How can I tell python multiprocessing which pickle protocol should be used for serialization?
The problem is that I want to process a large pandas DataFrame in a parallel process using multiprocessing.Pool.apply_async
and I get the following error as a result:
OverflowError: cannot serialize a bytes object larger than 4 GiB
According to this link https://github.com/stan-dev/pystan/issues/197, the problem might be due to multiprocessing using the default version of pickle protocol (pickle.DEFAULT_PROTOCOL=3), while protocol=pickle.HIGHEST_PROTOCOL=4 can be used to avoid the problem.
Thank you for your help!
UPDATE:
The following solution candidate (based on the link referenced by @juanpa.arrivillaga)

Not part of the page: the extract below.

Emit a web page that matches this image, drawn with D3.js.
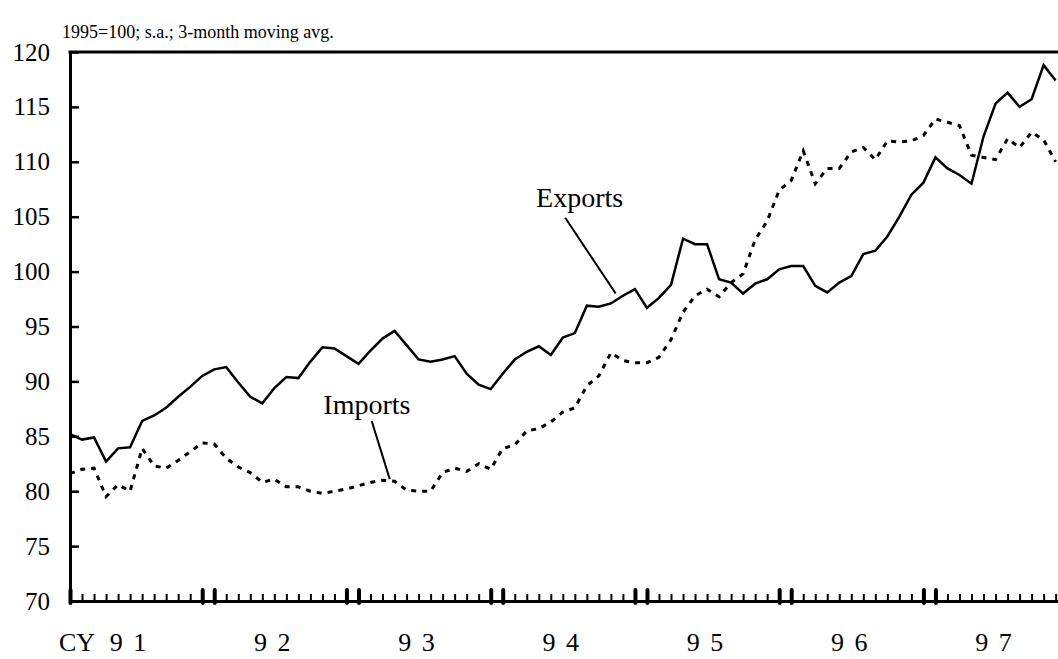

from multiprocessing.reduction import ForkingPickler
class ForkingPicklerHighest(ForkingPickler):
@classmethod
def dumps(cls, obj, protocol=None):
return ForkingPickler.dumps(obj, protocol=pickle.HIGHEST_PROTOCOL)
multiprocessing.connection._ForkingPickler = ForkingPicklerHighest
produces the following error:
struct.error: 'i' format requires -2147483648 <= number <= 2147483647
and so a better (i.e. working) solution is needed!